Ketidakefektifan mekanisme pemulihan melalui pengadilan memaksa korban pelanggaran HAM oleh korporasi untuk menggunakan mekanisme lain, misalnya mekanisme pemulihan. Salah satu mekanisme pemulihan non-yudisial terpenting dalam sistem hukum HAM Internasional adalah Lembaga HAM nasional (national human rights institution). Hal ini setidaknya karena dua alasan. Pertama, diformalisasikan melalui Paris Principles, Lembaga HAM Nasional atau NHRIs dirancang sebagai Lembaga independen yang tugasnya menjembatani pemerintah dan masyarakat dalam pemajuan HAM. Di Indonesia, NHRI yang saat ini bekerja sesuai dengan mandate Paris Principles adalah Komnas HAM.

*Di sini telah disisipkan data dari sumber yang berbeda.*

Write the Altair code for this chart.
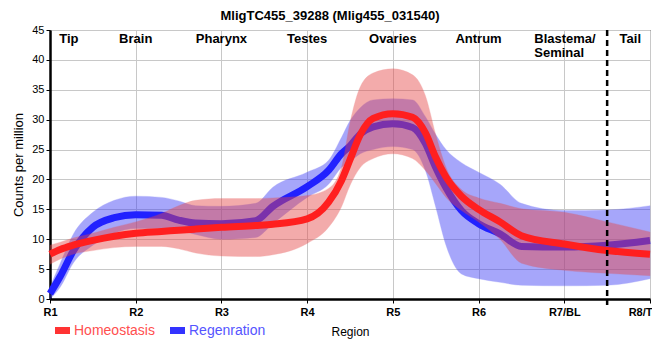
import altair as alt
import pandas as pd

# ---- data ----
xs = [1, 1.12, 1.27, 1.5, 1.75, 2, 2.3, 2.5, 2.7, 3, 3.4, 3.6, 4, 4.25, 4.4, 4.5,
      4.62, 4.77, 5, 5.23, 5.38, 5.5, 5.62, 5.8, 6, 6.25, 6.5, 7, 7.5, 8]

red_mean = [7.5, 8.3, 9.0, 9.8, 10.5, 11.0, 11.3, 11.5, 11.7, 12.0, 12.3, 12.5, 13.4, 16.2, 19.8, 23.3,
            27.5, 30.2, 31.0, 30.4, 27.8, 23.7, 20.4, 17.2, 15.0, 12.9, 10.6, 9.2, 8.1, 7.5]
red_lo = [5.8, 6.7, 7.5, 8.1, 8.6, 8.8, 8.8, 8.4, 7.7, 7.2, 7.1, 7.4, 9.3, 12.0, 15.4, 19.0,
          22.0, 23.5, 24.3, 23.5, 21.5, 19.3, 17.0, 14.8, 12.9, 10.0, 6.0, 4.8, 4.3, 3.9]
red_hi = [9.0, 9.5, 10.2, 11.0, 12.0, 12.9, 14.3, 15.6, 16.5, 16.8, 16.8, 16.9, 17.3, 18.5, 22.0, 29.5,
          35.5, 37.8, 38.5, 37.5, 34.0, 27.5, 22.0, 18.3, 16.9, 16.0, 15.1, 14.5, 12.9, 11.2]

blue_mean = [0.9, 3.8, 8.0, 12.0, 13.6, 14.1, 14.0, 13.2, 12.7, 12.6, 13.1, 15.5, 18.8, 21.5, 24.3, 25.6,
             27.6, 28.8, 29.3, 28.7, 26.0, 22.0, 18.6, 14.8, 12.6, 10.9, 8.8, 8.7, 9.0, 9.8]
blue_lo = [0.0, 2.0, 6.0, 9.0, 11.0, 11.8, 11.8, 11.5, 10.8, 10.0, 10.3, 12.6, 17.0, 19.2, 22.0, 23.0,
           24.3, 25.0, 25.5, 25.0, 21.5, 15.4, 9.0, 4.2, 3.4, 2.8, 2.3, 2.2, 2.3, 3.4]
blue_hi = [2.0, 6.0, 10.8, 14.5, 16.5, 17.2, 17.0, 16.4, 15.6, 15.5, 16.0, 18.7, 21.2, 23.2, 27.0, 29.8,
           32.0, 33.3, 33.5, 33.3, 30.5, 27.5, 25.0, 22.8, 21.2, 19.2, 16.0, 14.8, 14.9, 15.6]

tick_values = [1, 2, 3, 4, 5, 6, 7, 8]
tick_labels = ["R1", "R2", "R3", "R4", "R5", "R6", "R7/BL", "R8/T"]

region_names = ["Tip", "Brain", "Pharynx", "Testes", "Ovaries", "Antrum", "Tail"]
region_x = [1.22, 2, 3, 4, 5, 6, 7.77]
blastema_label = "Blastema/\nSeminal"
blastema_x = 6.65
tail_boundary = 7.5

title_text = "MligTC455_39288 (Mlig455_031540)"
series_names = ["Homeostasis", "Regenration"]

RED = "#ff1f1f"
BLUE = "#2121ff"
RED_BAND = "#e64646"
BLUE_BAND = "#3c3cf5"

red_df = pd.DataFrame({"x": xs, "mean": red_mean, "lo": red_lo, "hi": red_hi})
blue_df = pd.DataFrame({"x": xs, "mean": blue_mean, "lo": blue_lo, "hi": blue_hi})
regions_df = pd.DataFrame({"label": region_names, "x": region_x})
blast_df = pd.DataFrame({"label": [blastema_label], "x": [blastema_x]})
boundary_df = pd.DataFrame({"x": [tail_boundary]})
one = pd.DataFrame({"a": [0]})

label_expr = "[" + ",".join("'" + t + "'" for t in tick_labels) + "][datum.value - 1]"
last_tick = tick_values[-1]

xscale = alt.Scale(domain=[1, 8], nice=False, zero=False)
yscale = alt.Scale(domain=[0, 45], nice=False)

x_enc = alt.X(
    "x:Q", scale=xscale,
    axis=alt.Axis(values=tick_values, labelExpr=label_expr, title="Region",
                  labelFontWeight="bold", labelFontSize=11, labelColor="black",
                  labelAlign={"condition": {"test": f"datum.value == {last_tick}", "value": "right"},
                              "value": "center"},
                  labelOffset={"condition": {"test": f"datum.value == {last_tick}", "value": 2},
                               "value": 0},
                  titleFontSize=12, titleFontWeight="normal", titleColor="black",
                  titleY=36, titleX=300, titleBaseline="alphabetic",
                  domainWidth=2.5, domainColor="black", tickColor="black", tickSize=4,
                  labelPadding=3, labelFlush=False, gridColor="#c8c8c8"),
)
y_axis = alt.Axis(values=list(range(0, 46, 5)), title="Counts per million",
                  labelFontSize=11, labelColor="black", titleFontSize=13,
                  titleFontWeight="normal", titleColor="black", titlePadding=6,
                  domainWidth=2.5, domainColor="black", tickColor="black", tickSize=4,
                  gridColor="#c8c8c8")


def band(df, color):
    return alt.Chart(df).mark_area(
        interpolate="monotone", color=color, opacity=0.45,
        stroke=color, strokeWidth=1, strokeOpacity=0.35
    ).encode(x=x_enc, y=alt.Y("lo:Q", scale=yscale, axis=y_axis), y2="hi:Q")


def line(df, color):
    return alt.Chart(df).mark_line(
        interpolate="monotone", color=color, strokeWidth=7
    ).encode(x=x_enc, y=alt.Y("mean:Q", scale=yscale, axis=y_axis))


blue_band = band(blue_df, BLUE_BAND)
blue_line = line(blue_df, BLUE)
red_band = band(red_df, RED_BAND)
red_line = line(red_df, RED)

boundary = alt.Chart(boundary_df).mark_rule(
    color="black", strokeWidth=2.5, strokeDash=[6, 4]
).encode(x=alt.X("x:Q", scale=xscale), y=alt.value(0), y2=alt.value(275))

region_text = alt.Chart(regions_df).mark_text(
    fontSize=13, fontWeight="bold", color="black", baseline="alphabetic", align="center"
).encode(x=alt.X("x:Q", scale=xscale), y=alt.value(13), text="label:N")

blast_text = alt.Chart(blast_df).mark_text(
    fontSize=13, fontWeight="bold", color="black", baseline="alphabetic", align="left",
    lineBreak="\n", lineHeight=14
).encode(x=alt.X("x:Q", scale=xscale), y=alt.value(13), text="label:N")

title_mark = alt.Chart(one).mark_text(
    text=title_text, fontSize=13, fontWeight="bold", color="black",
    baseline="alphabetic", align="center"
).encode(x=alt.value(280), y=alt.value(-10))

leg_red_sw = alt.Chart(one).mark_rect(color="#ff3333").encode(
    x=alt.value(5), x2=alt.value(20), y=alt.value(297), y2=alt.value(304))
leg_red_tx = alt.Chart(one).mark_text(
    text=series_names[0], fontSize=14, color="#ff4f4f", align="left", baseline="alphabetic"
).encode(x=alt.value(24), y=alt.value(305))
leg_blue_sw = alt.Chart(one).mark_rect(color="#3333ff").encode(
    x=alt.value(120), x2=alt.value(135), y=alt.value(297), y2=alt.value(304))
leg_blue_tx = alt.Chart(one).mark_text(
    text=series_names[1], fontSize=14, color="#5555ff", align="left", baseline="alphabetic"
).encode(x=alt.value(139), y=alt.value(305))

chart = alt.layer(
    blue_band, blue_line, red_band, red_line, boundary, region_text, blast_text,
    title_mark, leg_red_sw, leg_red_tx, leg_blue_sw, leg_blue_tx
).properties(
    width=600, height=269,
    padding={"left": 42, "top": 22, "right": 2, "bottom": 45},
    autosize=alt.AutoSizeParams(type="none"),
).configure(
    font="Liberation Sans",
).configure_view(
    stroke="black", strokeWidth=1
)

chart.save("out.html", embed_options={"renderer": "svg", "actions": False})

Penelitian ini akan menganalisa apakah Komnas HAM memiliki yurisdiksi terhadap korporasi yang menyebabkan Krisis Asap sebagai bentuk mekanisme pemulihan bagi korban, apabila dapat, dalam bentuk apa yurisdiksi ini dijalankan? Selanjutnya, penelitian ini juga akan menganalisa kelemahan dalam kerangka hukum bekerjanya Komnas HAM dan memberikan saran bagaimana kerja Komnas HAM dapat ditingkatkan dalam membantu menyelesaikan Krisis Asap pada peristiwa pembakaran hutan oleh korporasi.

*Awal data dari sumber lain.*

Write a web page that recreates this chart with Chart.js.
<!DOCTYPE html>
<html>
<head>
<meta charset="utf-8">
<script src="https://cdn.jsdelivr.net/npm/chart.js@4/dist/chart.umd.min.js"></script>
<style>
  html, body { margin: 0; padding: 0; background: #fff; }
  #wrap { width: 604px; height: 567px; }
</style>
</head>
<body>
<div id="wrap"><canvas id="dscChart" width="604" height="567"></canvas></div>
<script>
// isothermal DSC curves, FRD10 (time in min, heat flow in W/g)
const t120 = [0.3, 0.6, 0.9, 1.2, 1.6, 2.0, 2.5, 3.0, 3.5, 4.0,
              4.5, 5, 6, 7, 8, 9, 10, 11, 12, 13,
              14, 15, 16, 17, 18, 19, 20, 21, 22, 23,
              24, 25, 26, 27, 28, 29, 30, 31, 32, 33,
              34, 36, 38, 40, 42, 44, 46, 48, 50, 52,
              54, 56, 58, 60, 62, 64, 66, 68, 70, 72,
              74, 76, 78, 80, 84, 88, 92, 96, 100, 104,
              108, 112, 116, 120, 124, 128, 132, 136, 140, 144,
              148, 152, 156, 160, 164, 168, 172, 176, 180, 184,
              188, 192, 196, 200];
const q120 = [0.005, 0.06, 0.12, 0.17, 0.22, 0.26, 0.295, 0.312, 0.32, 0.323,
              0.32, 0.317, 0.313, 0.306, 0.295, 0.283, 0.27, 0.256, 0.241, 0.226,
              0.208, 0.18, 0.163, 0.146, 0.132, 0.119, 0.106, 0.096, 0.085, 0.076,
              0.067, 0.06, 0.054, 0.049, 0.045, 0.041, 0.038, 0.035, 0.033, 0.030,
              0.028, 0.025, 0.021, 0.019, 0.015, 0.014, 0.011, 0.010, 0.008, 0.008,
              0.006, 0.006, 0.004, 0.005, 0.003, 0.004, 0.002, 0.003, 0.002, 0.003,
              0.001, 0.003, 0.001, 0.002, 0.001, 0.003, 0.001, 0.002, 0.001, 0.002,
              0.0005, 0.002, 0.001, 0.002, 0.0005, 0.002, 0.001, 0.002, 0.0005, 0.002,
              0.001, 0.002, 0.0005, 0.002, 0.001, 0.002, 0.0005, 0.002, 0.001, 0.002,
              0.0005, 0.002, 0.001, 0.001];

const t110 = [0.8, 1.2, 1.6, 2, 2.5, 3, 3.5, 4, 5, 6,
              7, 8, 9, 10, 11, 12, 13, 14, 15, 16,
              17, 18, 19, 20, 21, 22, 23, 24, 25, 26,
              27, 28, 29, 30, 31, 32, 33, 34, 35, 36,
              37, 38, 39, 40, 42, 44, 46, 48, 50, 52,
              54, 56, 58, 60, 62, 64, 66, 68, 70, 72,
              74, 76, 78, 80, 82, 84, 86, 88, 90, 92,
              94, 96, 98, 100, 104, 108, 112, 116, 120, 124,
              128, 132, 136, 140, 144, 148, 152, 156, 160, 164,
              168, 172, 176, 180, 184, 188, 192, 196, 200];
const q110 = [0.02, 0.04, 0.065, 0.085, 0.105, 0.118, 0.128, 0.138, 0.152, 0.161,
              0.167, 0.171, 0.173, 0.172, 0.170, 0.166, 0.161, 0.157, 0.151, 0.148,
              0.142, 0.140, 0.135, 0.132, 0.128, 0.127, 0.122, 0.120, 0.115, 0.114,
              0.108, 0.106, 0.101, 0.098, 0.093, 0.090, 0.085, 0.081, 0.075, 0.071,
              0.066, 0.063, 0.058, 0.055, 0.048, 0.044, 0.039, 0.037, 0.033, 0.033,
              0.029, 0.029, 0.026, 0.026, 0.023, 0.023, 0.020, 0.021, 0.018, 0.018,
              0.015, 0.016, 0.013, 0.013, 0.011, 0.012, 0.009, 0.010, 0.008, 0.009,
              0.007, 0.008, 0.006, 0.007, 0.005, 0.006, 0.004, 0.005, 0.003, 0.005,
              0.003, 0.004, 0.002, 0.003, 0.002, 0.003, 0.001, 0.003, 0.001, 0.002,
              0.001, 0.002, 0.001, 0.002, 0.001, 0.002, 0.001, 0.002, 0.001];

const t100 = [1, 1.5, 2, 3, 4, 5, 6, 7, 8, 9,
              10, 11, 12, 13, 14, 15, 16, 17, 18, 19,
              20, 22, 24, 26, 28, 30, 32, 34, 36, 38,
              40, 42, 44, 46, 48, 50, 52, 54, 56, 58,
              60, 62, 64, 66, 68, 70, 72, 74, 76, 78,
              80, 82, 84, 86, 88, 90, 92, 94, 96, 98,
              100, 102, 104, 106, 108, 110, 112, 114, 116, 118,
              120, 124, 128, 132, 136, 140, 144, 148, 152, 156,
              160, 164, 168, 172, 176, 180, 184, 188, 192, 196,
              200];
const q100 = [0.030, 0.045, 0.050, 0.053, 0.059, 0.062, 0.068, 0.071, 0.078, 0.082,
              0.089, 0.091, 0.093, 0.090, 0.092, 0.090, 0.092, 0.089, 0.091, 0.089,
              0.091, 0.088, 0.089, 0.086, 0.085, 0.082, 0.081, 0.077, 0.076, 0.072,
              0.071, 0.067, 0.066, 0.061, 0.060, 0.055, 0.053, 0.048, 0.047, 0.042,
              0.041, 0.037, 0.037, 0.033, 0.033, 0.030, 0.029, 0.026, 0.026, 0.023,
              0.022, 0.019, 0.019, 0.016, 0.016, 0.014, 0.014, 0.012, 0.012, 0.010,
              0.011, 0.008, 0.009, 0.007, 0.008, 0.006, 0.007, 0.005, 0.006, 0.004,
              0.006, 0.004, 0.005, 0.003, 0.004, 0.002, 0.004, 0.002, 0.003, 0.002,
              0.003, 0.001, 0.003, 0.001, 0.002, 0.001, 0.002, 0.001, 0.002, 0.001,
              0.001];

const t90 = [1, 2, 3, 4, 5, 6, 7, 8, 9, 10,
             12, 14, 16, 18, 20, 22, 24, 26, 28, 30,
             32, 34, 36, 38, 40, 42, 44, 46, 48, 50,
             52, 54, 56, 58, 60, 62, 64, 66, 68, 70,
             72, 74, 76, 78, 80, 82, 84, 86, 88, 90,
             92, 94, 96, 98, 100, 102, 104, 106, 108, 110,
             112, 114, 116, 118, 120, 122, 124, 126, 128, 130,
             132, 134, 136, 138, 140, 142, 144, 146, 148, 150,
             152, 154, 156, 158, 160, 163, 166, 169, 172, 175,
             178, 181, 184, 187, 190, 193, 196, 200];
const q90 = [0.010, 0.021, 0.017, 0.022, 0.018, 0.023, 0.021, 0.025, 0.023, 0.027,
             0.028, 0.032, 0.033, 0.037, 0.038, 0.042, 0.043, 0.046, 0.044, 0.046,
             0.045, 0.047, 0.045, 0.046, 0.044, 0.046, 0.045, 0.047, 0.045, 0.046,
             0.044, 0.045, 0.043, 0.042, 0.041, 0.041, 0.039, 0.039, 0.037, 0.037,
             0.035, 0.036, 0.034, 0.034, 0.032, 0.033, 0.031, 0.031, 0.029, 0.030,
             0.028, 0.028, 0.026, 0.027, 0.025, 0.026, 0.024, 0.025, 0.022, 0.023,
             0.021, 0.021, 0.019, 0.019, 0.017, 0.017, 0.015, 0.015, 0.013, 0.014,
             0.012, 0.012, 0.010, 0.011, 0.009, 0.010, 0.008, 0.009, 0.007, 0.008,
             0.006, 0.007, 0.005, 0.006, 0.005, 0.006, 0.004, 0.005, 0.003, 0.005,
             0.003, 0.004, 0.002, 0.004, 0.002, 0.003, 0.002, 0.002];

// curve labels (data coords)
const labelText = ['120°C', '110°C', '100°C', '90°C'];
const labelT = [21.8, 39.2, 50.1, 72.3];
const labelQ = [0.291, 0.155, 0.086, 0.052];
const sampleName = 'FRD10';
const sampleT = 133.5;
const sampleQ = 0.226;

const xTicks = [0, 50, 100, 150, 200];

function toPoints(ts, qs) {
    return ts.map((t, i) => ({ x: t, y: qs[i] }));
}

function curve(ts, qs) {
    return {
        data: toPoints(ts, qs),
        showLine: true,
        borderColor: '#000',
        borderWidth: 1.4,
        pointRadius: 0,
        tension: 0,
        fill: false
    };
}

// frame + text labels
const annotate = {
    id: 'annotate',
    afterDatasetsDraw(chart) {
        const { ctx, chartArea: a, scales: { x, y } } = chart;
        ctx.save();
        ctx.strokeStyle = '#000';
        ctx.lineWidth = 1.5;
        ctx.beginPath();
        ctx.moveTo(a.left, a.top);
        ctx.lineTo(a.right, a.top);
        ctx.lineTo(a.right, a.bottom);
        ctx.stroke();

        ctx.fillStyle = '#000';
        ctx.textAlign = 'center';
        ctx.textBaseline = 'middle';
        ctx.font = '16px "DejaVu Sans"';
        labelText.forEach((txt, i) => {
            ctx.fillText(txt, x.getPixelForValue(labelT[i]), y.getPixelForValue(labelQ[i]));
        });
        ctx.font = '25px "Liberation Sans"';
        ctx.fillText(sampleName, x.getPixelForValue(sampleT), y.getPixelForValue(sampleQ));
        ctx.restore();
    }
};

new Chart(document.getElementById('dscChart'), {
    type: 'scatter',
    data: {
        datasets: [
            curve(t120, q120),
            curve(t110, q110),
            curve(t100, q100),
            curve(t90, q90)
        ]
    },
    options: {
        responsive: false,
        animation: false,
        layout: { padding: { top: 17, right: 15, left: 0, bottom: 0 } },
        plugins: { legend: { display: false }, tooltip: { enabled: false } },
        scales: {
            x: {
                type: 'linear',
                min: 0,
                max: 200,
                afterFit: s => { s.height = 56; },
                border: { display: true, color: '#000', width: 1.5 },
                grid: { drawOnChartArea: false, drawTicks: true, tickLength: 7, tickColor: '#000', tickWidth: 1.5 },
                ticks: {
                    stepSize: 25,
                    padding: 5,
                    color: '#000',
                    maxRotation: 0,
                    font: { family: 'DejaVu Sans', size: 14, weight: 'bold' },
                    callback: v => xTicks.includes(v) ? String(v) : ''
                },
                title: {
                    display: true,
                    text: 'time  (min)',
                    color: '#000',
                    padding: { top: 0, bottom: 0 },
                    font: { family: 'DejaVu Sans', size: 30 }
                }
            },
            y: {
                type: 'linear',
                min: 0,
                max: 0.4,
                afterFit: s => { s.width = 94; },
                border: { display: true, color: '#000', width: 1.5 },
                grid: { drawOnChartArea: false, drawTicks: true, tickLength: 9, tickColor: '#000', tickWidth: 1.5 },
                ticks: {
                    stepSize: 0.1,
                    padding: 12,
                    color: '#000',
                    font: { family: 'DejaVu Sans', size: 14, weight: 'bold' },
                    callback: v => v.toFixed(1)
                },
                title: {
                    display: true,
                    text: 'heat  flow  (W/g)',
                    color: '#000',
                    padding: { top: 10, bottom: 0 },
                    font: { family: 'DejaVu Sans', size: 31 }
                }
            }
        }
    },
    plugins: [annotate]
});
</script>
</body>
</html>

Berkaitan dengan kerangka hukum yang dimiiki oleh Komnas HAM, setidaknya ada tiga kelemahan, sebagai berikut:

Pertama, ketidakmampuan Komnas HAM dalam mengeluarkan Keputusan yang mengikat menghalanginya untuk dapat memberikan pemulihan efetif. Dilain pihak, kelemahan ini menghalangi baik Komnas HAM maupun korban untuk mendapatkan pemulihan yang telah ditetapkan oleh hukum, bahkan bila temuan investigasi Komnas HAM menyebutkan bahwa pelanggaran HAM telah terjadi.

Kedua, kewenangan Komnas HAM dalam mengumpulkan bukti, khususnya pemanggilan saksi, dapat mengurangi kemampuan KOmnas HAM untuk menjalankan tugas investigasinya. Komnas HAM tidak memiliki kemampuan untuk memanggil saksi dengan kekuatan mengikat, dan tanpa dapat meminta bantuan pengadilan.

Ketiga, Komnas HAM tidak dapat mempertahankan yurisdiksinya, dalam hal terdapat benturan kewenangan dengan Lembaga negara lainnya. Terlepas dari kesetaraan kedudukan antara Komnas HAM dengan Lembaga negara lainnya, anggota komisioner Komnas HAM tidak memiliki kekebalan sebagaimana penegak hukum lainnya.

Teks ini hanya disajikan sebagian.